Pictures stay out of the copy; set down each line of the listing below exactly.
^^^^^^^^
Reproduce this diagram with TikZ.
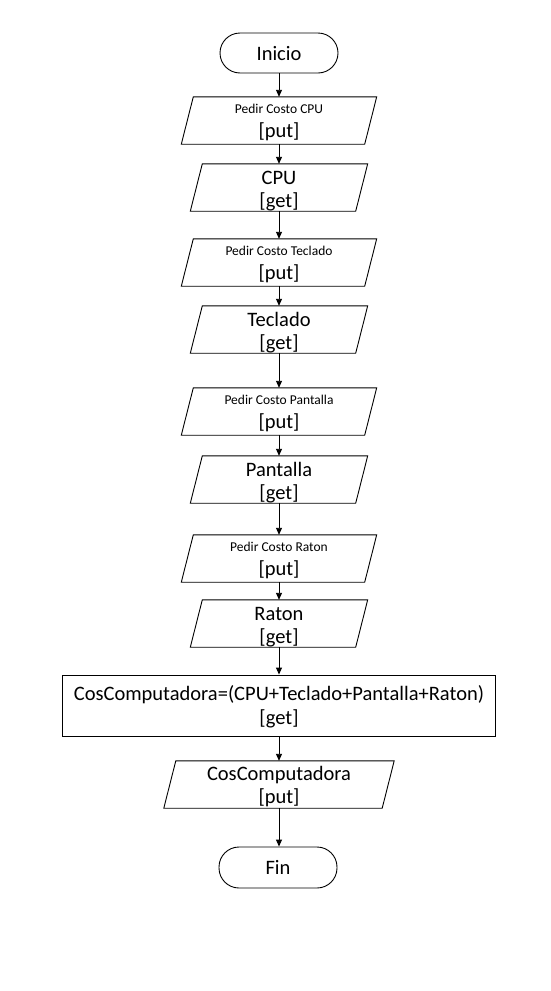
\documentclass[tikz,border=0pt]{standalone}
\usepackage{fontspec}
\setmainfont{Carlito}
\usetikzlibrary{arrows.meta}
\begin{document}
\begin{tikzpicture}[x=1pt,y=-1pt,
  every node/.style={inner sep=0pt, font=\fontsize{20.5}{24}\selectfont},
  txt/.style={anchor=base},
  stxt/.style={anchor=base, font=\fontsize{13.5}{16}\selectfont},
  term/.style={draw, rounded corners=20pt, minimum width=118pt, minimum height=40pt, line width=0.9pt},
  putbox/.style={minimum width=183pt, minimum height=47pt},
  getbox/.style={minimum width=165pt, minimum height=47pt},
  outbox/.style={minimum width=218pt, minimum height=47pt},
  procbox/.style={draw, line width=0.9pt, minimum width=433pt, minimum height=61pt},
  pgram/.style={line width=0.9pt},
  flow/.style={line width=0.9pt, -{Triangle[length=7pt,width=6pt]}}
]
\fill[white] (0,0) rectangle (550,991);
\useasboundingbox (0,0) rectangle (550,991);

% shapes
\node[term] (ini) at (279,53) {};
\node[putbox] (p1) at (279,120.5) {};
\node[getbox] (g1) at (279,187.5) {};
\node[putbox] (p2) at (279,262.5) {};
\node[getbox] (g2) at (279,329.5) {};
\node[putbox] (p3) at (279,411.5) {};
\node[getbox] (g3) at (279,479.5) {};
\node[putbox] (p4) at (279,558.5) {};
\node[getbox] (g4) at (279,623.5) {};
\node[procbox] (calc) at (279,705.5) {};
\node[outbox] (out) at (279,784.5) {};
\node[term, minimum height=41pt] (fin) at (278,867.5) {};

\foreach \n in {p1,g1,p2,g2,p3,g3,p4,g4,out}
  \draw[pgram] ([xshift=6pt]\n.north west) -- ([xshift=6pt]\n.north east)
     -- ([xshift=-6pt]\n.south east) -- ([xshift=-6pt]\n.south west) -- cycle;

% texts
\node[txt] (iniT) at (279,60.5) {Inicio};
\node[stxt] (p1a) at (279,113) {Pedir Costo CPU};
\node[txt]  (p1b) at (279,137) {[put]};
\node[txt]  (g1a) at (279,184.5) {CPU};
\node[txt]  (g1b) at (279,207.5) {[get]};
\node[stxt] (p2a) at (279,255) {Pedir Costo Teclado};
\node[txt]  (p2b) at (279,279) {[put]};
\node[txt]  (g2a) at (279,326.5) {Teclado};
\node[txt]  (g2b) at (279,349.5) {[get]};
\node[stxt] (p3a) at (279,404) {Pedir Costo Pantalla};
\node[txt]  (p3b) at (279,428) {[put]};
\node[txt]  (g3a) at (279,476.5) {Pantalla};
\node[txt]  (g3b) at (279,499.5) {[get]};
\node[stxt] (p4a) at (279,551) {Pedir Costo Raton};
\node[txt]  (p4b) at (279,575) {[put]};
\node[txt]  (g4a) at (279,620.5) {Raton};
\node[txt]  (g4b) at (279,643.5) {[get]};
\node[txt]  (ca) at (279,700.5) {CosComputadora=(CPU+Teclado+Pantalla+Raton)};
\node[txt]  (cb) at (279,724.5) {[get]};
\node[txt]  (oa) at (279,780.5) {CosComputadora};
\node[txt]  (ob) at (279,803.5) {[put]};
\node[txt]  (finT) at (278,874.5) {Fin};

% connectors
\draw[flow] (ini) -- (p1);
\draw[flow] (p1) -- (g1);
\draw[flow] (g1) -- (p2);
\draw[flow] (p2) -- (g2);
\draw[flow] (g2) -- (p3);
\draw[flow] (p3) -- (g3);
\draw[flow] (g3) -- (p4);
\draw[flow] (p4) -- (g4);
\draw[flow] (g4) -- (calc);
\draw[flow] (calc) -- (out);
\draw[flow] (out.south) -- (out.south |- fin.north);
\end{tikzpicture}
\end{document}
^^^^^^^^
_Correct response:_
Reproduce this diagram with TikZ.
\documentclass[tikz,border=0pt]{standalone}
\usepackage{fontspec}
\setmainfont{Carlito}
\usetikzlibrary{arrows.meta}
\begin{document}
\begin{tikzpicture}[x=1pt,y=-1pt,
  every node/.style={inner sep=0pt, font=\fontsize{20.5}{24}\selectfont},
  txt/.style={anchor=base},
  stxt/.style={anchor=base, font=\fontsize{13.5}{16}\selectfont},
  term/.style={draw, rounded corners=20pt, minimum width=118pt, minimum height=40pt, line width=0.9pt},
  putbox/.style={minimum width=183pt, minimum height=47pt},
  getbox/.style={minimum width=165pt, minimum height=47pt},
  outbox/.style={minimum width=218pt, minimum height=47pt},
  procbox/.style={draw, line width=0.9pt, minimum width=433pt, minimum height=61pt},
  pgram/.style={line width=0.9pt},
  flow/.style={line width=0.9pt, -{Triangle[length=7pt,width=6pt]}}
]
\fill[white] (0,0) rectangle (550,991);
\useasboundingbox (0,0) rectangle (550,991);

% shapes
\node[term] (ini) at (279,53) {};
\node[putbox] (p1) at (279,120.5) {};
\node[getbox] (g1) at (279,187.5) {};
\node[putbox] (p2) at (279,262.5) {};
\node[getbox] (g2) at (279,329.5) {};
\node[putbox] (p3) at (279,411.5) {};
\node[getbox] (g3) at (279,479.5) {};
\node[putbox] (p4) at (279,558.5) {};
\node[getbox] (g4) at (279,623.5) {};
\node[procbox] (calc) at (279,705.5) {};
\node[outbox] (out) at (279,784.5) {};
\node[term, minimum height=41pt] (fin) at (278,867.5) {};

\foreach \n in {p1,g1,p2,g2,p3,g3,p4,g4,out}
  \draw[pgram] ([xshift=6pt]\n.north west) -- ([xshift=6pt]\n.north east)
     -- ([xshift=-6pt]\n.south east) -- ([xshift=-6pt]\n.south west) -- cycle;

% texts
\node[txt] (iniT) at (279,60.5) {Inicio};
\node[stxt] (p1a) at (279,113) {Pedir Costo CPU};
\node[txt]  (p1b) at (279,137) {[put]};
\node[txt]  (g1a) at (279,184.5) {CPU};
\node[txt]  (g1b) at (279,207.5) {[get]};
\node[stxt] (p2a) at (279,255) {Pedir Costo Teclado};
\node[txt]  (p2b) at (279,279) {[put]};
\node[txt]  (g2a) at (279,326.5) {Teclado};
\node[txt]  (g2b) at (279,349.5) {[get]};
\node[stxt] (p3a) at (279,404) {Pedir Costo Pantalla};
\node[txt]  (p3b) at (279,428) {[put]};
\node[txt]  (g3a) at (279,476.5) {Pantalla};
\node[txt]  (g3b) at (279,499.5) {[get]};
\node[stxt] (p4a) at (279,551) {Pedir Costo Raton};
\node[txt]  (p4b) at (279,575) {[put]};
\node[txt]  (g4a) at (279,620.5) {Raton};
\node[txt]  (g4b) at (279,643.5) {[get]};
\node[txt]  (ca) at (279,700.5) {CosComputadora=(CPU+Teclado+Pantalla+Raton)};
\node[txt]  (cb) at (279,724.5) {[get]};
\node[txt]  (oa) at (279,780.5) {CosComputadora};
\node[txt]  (ob) at (279,803.5) {[put]};
\node[txt]  (finT) at (278,874.5) {Fin};

% connectors
\draw[flow] (ini) -- (p1);
\draw[flow] (p1) -- (g1);
\draw[flow] (g1) -- (p2);
\draw[flow] (p2) -- (g2);
\draw[flow] (g2) -- (p3);
\draw[flow] (p3) -- (g3);
\draw[flow] (g3) -- (p4);
\draw[flow] (p4) -- (g4);
\draw[flow] (g4) -- (calc);
\draw[flow] (calc) -- (out);
\draw[flow] (out.south) -- (out.south |- fin.north);
\end{tikzpicture}
\end{document}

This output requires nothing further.